SOURCE MATERIAL:
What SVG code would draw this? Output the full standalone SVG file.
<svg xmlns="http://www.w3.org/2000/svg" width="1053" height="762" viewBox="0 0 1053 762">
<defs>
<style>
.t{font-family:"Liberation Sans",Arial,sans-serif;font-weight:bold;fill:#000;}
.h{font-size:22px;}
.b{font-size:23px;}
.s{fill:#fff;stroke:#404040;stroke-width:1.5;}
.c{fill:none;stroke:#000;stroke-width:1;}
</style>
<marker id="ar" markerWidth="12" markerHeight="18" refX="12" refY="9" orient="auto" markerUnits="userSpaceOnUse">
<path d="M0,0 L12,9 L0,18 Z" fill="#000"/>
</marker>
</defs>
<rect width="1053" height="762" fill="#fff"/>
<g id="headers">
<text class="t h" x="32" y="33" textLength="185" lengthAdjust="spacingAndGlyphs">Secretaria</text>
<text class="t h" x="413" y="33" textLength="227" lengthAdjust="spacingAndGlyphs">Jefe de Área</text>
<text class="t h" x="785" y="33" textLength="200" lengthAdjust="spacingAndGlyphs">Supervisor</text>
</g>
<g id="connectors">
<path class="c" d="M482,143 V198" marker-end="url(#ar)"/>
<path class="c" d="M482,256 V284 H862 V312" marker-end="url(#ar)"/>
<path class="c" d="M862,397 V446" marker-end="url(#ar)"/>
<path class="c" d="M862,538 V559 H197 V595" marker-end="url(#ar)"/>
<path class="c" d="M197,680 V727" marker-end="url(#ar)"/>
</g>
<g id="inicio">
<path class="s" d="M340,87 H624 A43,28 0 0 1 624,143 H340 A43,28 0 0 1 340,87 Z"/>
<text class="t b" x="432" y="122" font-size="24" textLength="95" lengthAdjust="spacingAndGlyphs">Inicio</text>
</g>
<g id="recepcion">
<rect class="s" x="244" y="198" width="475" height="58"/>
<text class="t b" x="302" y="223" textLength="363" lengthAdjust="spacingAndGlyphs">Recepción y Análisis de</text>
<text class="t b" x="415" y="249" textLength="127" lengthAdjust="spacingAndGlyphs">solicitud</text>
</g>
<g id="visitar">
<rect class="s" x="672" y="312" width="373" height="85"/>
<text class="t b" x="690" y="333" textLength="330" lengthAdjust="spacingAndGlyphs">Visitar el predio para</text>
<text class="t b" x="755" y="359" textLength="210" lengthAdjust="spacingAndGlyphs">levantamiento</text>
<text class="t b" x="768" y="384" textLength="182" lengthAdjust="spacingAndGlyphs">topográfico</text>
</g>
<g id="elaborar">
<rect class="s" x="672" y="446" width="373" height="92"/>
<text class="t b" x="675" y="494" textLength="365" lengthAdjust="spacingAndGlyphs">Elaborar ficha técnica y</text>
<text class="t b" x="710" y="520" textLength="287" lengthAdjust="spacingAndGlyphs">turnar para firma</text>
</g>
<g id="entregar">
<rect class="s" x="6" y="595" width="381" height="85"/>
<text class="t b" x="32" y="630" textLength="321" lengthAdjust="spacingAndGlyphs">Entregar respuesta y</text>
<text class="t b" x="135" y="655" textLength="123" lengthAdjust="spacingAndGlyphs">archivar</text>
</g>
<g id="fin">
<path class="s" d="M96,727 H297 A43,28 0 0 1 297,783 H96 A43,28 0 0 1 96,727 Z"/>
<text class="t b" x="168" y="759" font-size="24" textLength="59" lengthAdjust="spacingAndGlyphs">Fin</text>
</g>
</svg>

TASK PROMPT: Restate the listing in full, word for word.

TASK RESPONSE:
What SVG code would draw this? Output the full standalone SVG file.
<svg xmlns="http://www.w3.org/2000/svg" width="1053" height="762" viewBox="0 0 1053 762">
<defs>
<style>
.t{font-family:"Liberation Sans",Arial,sans-serif;font-weight:bold;fill:#000;}
.h{font-size:22px;}
.b{font-size:23px;}
.s{fill:#fff;stroke:#404040;stroke-width:1.5;}
.c{fill:none;stroke:#000;stroke-width:1;}
</style>
<marker id="ar" markerWidth="12" markerHeight="18" refX="12" refY="9" orient="auto" markerUnits="userSpaceOnUse">
<path d="M0,0 L12,9 L0,18 Z" fill="#000"/>
</marker>
</defs>
<rect width="1053" height="762" fill="#fff"/>
<g id="headers">
<text class="t h" x="32" y="33" textLength="185" lengthAdjust="spacingAndGlyphs">Secretaria</text>
<text class="t h" x="413" y="33" textLength="227" lengthAdjust="spacingAndGlyphs">Jefe de Área</text>
<text class="t h" x="785" y="33" textLength="200" lengthAdjust="spacingAndGlyphs">Supervisor</text>
</g>
<g id="connectors">
<path class="c" d="M482,143 V198" marker-end="url(#ar)"/>
<path class="c" d="M482,256 V284 H862 V312" marker-end="url(#ar)"/>
<path class="c" d="M862,397 V446" marker-end="url(#ar)"/>
<path class="c" d="M862,538 V559 H197 V595" marker-end="url(#ar)"/>
<path class="c" d="M197,680 V727" marker-end="url(#ar)"/>
</g>
<g id="inicio">
<path class="s" d="M340,87 H624 A43,28 0 0 1 624,143 H340 A43,28 0 0 1 340,87 Z"/>
<text class="t b" x="432" y="122" font-size="24" textLength="95" lengthAdjust="spacingAndGlyphs">Inicio</text>
</g>
<g id="recepcion">
<rect class="s" x="244" y="198" width="475" height="58"/>
<text class="t b" x="302" y="223" textLength="363" lengthAdjust="spacingAndGlyphs">Recepción y Análisis de</text>
<text class="t b" x="415" y="249" textLength="127" lengthAdjust="spacingAndGlyphs">solicitud</text>
</g>
<g id="visitar">
<rect class="s" x="672" y="312" width="373" height="85"/>
<text class="t b" x="690" y="333" textLength="330" lengthAdjust="spacingAndGlyphs">Visitar el predio para</text>
<text class="t b" x="755" y="359" textLength="210" lengthAdjust="spacingAndGlyphs">levantamiento</text>
<text class="t b" x="768" y="384" textLength="182" lengthAdjust="spacingAndGlyphs">topográfico</text>
</g>
<g id="elaborar">
<rect class="s" x="672" y="446" width="373" height="92"/>
<text class="t b" x="675" y="494" textLength="365" lengthAdjust="spacingAndGlyphs">Elaborar ficha técnica y</text>
<text class="t b" x="710" y="520" textLength="287" lengthAdjust="spacingAndGlyphs">turnar para firma</text>
</g>
<g id="entregar">
<rect class="s" x="6" y="595" width="381" height="85"/>
<text class="t b" x="32" y="630" textLength="321" lengthAdjust="spacingAndGlyphs">Entregar respuesta y</text>
<text class="t b" x="135" y="655" textLength="123" lengthAdjust="spacingAndGlyphs">archivar</text>
</g>
<g id="fin">
<path class="s" d="M96,727 H297 A43,28 0 0 1 297,783 H96 A43,28 0 0 1 96,727 Z"/>
<text class="t b" x="168" y="759" font-size="24" textLength="59" lengthAdjust="spacingAndGlyphs">Fin</text>
</g>
</svg>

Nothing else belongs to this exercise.